The Executive Foundation: EOs 13899 and 14188
The DOJ’s new 15-city tour serves as the public enforcement rollout of two pivotal executive actions spanning two administrations: Executive Order 13899, signed in 2019, and Executive Order 14188, signed on January 29, 2025.
Together, these orders dictate how the federal government defines, monitors, and punishes anti-semitism. EO 13899 explicitly instructs federal departments—including the Department of Education and the DOJ—to “consider” the IHRA definition when adjudicating discrimination complaints. EO 14188 escalated these measures by ordering agencies to utilize “all available and appropriate legal tools” to prosecute violators and aggressively targeted campus protests.
Crucially, EO 14188 directs federal agencies to leverage immigration laws (specifically 8 U.S.C. 1182(a)(3)) to investigate, block entry, or initiate deportation proceedings against foreign students and visa holders who “endorse or espouse terrorist activity” during political demonstrations. It also tasks universities with actively monitoring and reporting the activities of non-citizen students and staff to federal authorities.
The Litmus Test: What Now Counts as a Civil Rights Violation?

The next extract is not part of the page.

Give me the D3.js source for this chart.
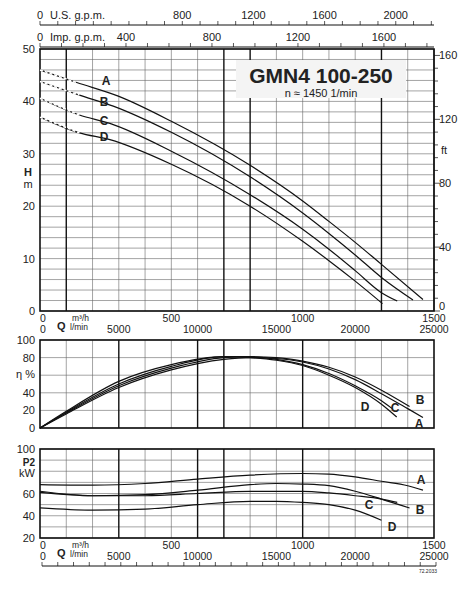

Because the IHRA framework is now the operational standard for federal civil rights compliance, public scrutiny has shifted heavily toward the specific “contemporary examples” of anti-semitism outlined in the text.
Under this framework, actions and statements that historically fell under protected political speech, theological debate, or historical revisionism are now systematically flagged for federal review. The specific criteria include:
1. The Nazi Comparison Ban
The IHRA framework explicitly classifies “drawing comparisons of contemporary Israeli policy to that of the Nazis” as an act of anti-semitism.
- The Impact: In practice, this guideline establishes a unique legal standard for the State of Israel. While political commentators, historians, and activists routinely draw analogies between various global governments and 20th-century authoritarian regimes (such as comparing U.S., Russian, or Chinese policies to Nazi or fascist systems), doing so specifically in reference to Israeli military or domestic policy can now trigger a federal civil rights investigation, risking a university’s federal funding.
2. The “Racist Endeavor” Test
The definition labels anti-semitic any claim that “the existence of a State of Israel is a racist endeavor.”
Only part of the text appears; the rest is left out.